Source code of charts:
-*-

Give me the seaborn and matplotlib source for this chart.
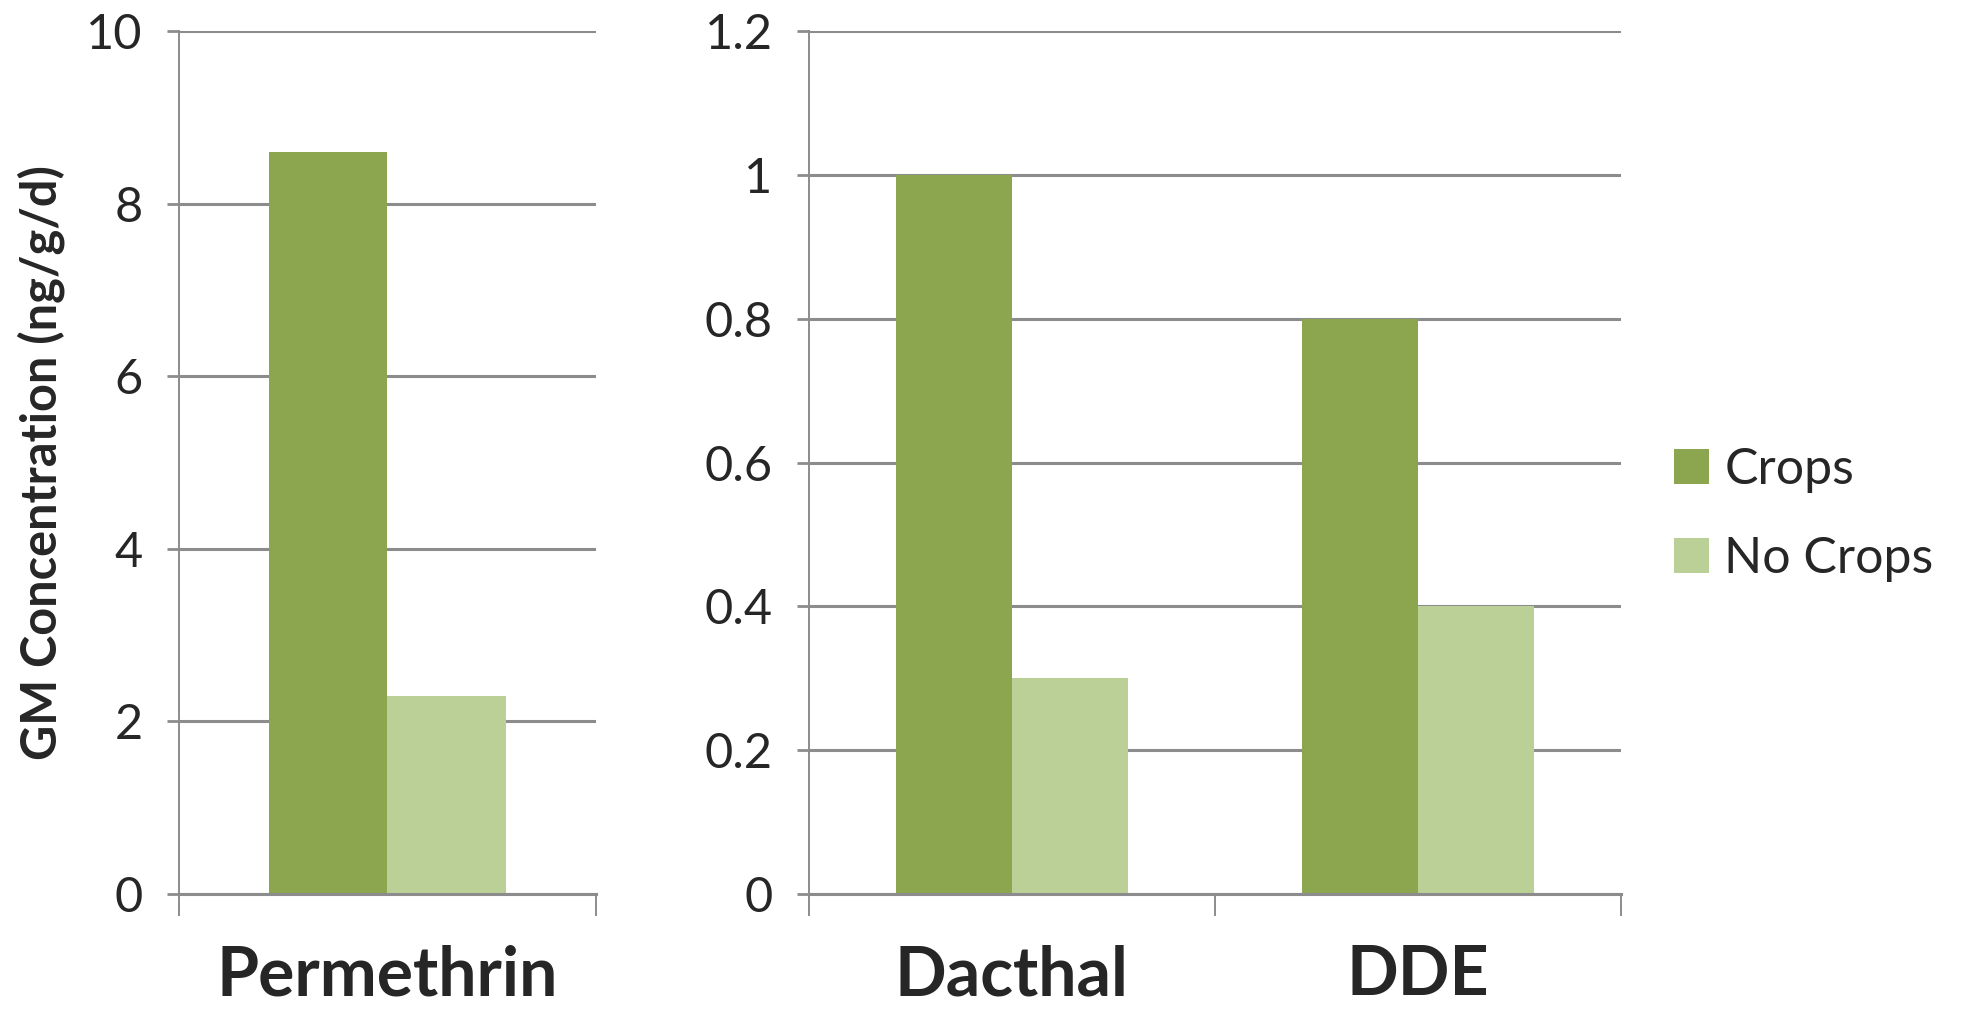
import matplotlib
matplotlib.use("Agg")
import matplotlib.pyplot as plt
from matplotlib.patches import Patch
import seaborn as sns
import pandas as pd

# Geometric-mean concentrations (ng/g/d) by pesticide and crop proximity
left_chemicals = ["Permethrin"]
left_crops = [8.6]
left_no_crops = [2.3]

right_chemicals = ["Dacthal", "DDE"]
right_crops = [1.0, 0.8]
right_no_crops = [0.3, 0.4]

groups = ["Crops", "No Crops"]
colors = ["#8BA64F", "#BBD097"]

left_ticks = [0, 2, 4, 6, 8, 10]
right_ticks = [0, 0.2, 0.4, 0.6, 0.8, 1, 1.2]
right_tick_labels = ["0", "0.2", "0.4", "0.6", "0.8", "1", "1.2"]


def long_frame(chems, crops, no_crops):
    rows = []
    for c, a, b in zip(chems, crops, no_crops):
        rows.append({"chemical": c, "group": groups[0], "value": a})
        rows.append({"chemical": c, "group": groups[1], "value": b})
    return pd.DataFrame(rows)


sns.set_theme(style="white")
plt.rcParams["font.family"] = ["Lato", "DejaVu Sans"]

fig = plt.figure(figsize=(19.63, 10.11), dpi=100)
ax_l = fig.add_axes([0.0912, 0.1157, 0.2124, 0.8536])
ax_r = fig.add_axes([0.412, 0.1157, 0.4137, 0.8536])

grid_color = "#8C8C8C"
palette = dict(zip(groups, colors))


def style_axis(ax, ticks, labels, ymax):
    ax.set_ylim(0, ymax)
    ax.set_yticks(ticks)
    ax.set_yticklabels(labels)
    ax.yaxis.grid(True, color=grid_color, linewidth=2.2)
    ax.xaxis.grid(False)
    ax.set_axisbelow(True)
    for side in ["top", "right"]:
        ax.spines[side].set_visible(False)
    for side in ["left", "bottom"]:
        ax.spines[side].set_color(grid_color)
        ax.spines[side].set_linewidth(1.4)
    ax.spines["bottom"].set_linewidth(2.2)
    ax.tick_params(axis="y", which="major", direction="out", length=9,
                   width=2.0, color=grid_color, labelsize=35, pad=17,
                   left=True)
    n = len(ax.get_xticks())
    ax.set_xlim(-0.5, n - 0.5)
    ax.set_xticks([i - 0.5 for i in range(n + 1)], minor=True)
    ax.tick_params(axis="x", which="minor", direction="out", length=16,
                   width=1.4, color=grid_color, bottom=True)
    ax.tick_params(axis="x", which="major", length=0, pad=36)
    for lbl in ax.get_xticklabels():
        lbl.set_fontsize(49)
        lbl.set_fontweight("bold")
    ax.set_xlabel("")
    ax.set_ylabel("")


df_l = long_frame(left_chemicals, left_crops, left_no_crops)
df_r = long_frame(right_chemicals, right_crops, right_no_crops)

sns.barplot(data=df_l, x="chemical", y="value", hue="group",
            palette=palette, width=0.57, saturation=1, ax=ax_l,
            legend=False, edgecolor="none", linewidth=0)
sns.barplot(data=df_r, x="chemical", y="value", hue="group",
            palette=palette, width=0.57, saturation=1, ax=ax_r,
            legend=False, edgecolor="none", linewidth=0)

style_axis(ax_l, left_ticks, [str(t) for t in left_ticks], 10)
style_axis(ax_r, right_ticks, right_tick_labels, 1.2)

fig.text(0.021, 0.542, "GM Concentration (ng/g/d)", rotation=90,
         ha="center", va="center", fontsize=35, fontweight="bold")

handles = [Patch(facecolor=c, edgecolor="none", label=g)
           for g, c in zip(groups, colors)]
fig.legend(handles=handles, loc="center left",
           bbox_to_anchor=(0.853, 0.491), frameon=False, fontsize=36,
           handlelength=0.7, handleheight=0.7, handletextpad=0.3,
           labelspacing=0.86, borderpad=0, borderaxespad=0)

fig.savefig("out.png", dpi=100, facecolor="white")
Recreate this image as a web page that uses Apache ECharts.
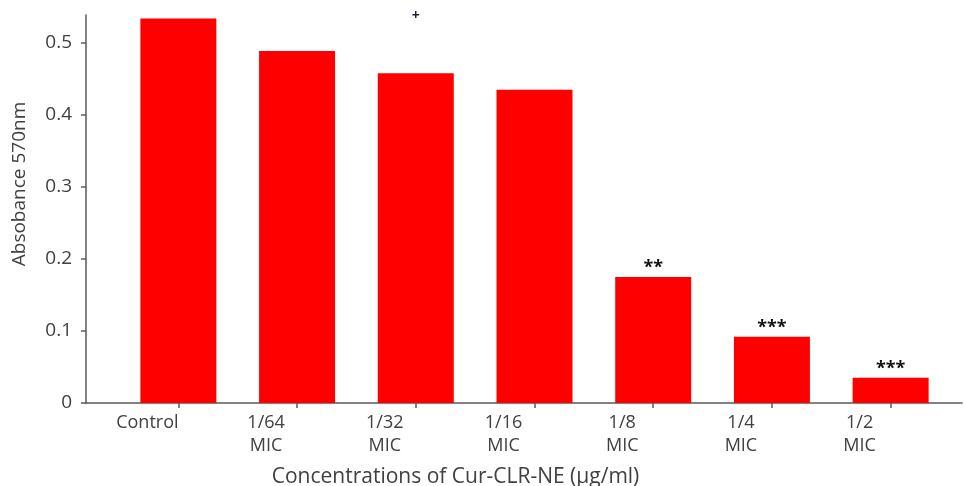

-*-

WHAT YOU WILL DO:
Repeat, with no pictures, each line from the beginning of the data through the line containing "palette = dict(zip(groups, colors))", inclusive.

THE RESPONSE:
Give me the seaborn and matplotlib source for this chart.
import matplotlib
matplotlib.use("Agg")
import matplotlib.pyplot as plt
from matplotlib.patches import Patch
import seaborn as sns
import pandas as pd

# Geometric-mean concentrations (ng/g/d) by pesticide and crop proximity
left_chemicals = ["Permethrin"]
left_crops = [8.6]
left_no_crops = [2.3]

right_chemicals = ["Dacthal", "DDE"]
right_crops = [1.0, 0.8]
right_no_crops = [0.3, 0.4]

groups = ["Crops", "No Crops"]
colors = ["#8BA64F", "#BBD097"]

left_ticks = [0, 2, 4, 6, 8, 10]
right_ticks = [0, 0.2, 0.4, 0.6, 0.8, 1, 1.2]
right_tick_labels = ["0", "0.2", "0.4", "0.6", "0.8", "1", "1.2"]


def long_frame(chems, crops, no_crops):
    rows = []
    for c, a, b in zip(chems, crops, no_crops):
        rows.append({"chemical": c, "group": groups[0], "value": a})
        rows.append({"chemical": c, "group": groups[1], "value": b})
    return pd.DataFrame(rows)


sns.set_theme(style="white")
plt.rcParams["font.family"] = ["Lato", "DejaVu Sans"]

fig = plt.figure(figsize=(19.63, 10.11), dpi=100)
ax_l = fig.add_axes([0.0912, 0.1157, 0.2124, 0.8536])
ax_r = fig.add_axes([0.412, 0.1157, 0.4137, 0.8536])

grid_color = "#8C8C8C"
palette = dict(zip(groups, colors))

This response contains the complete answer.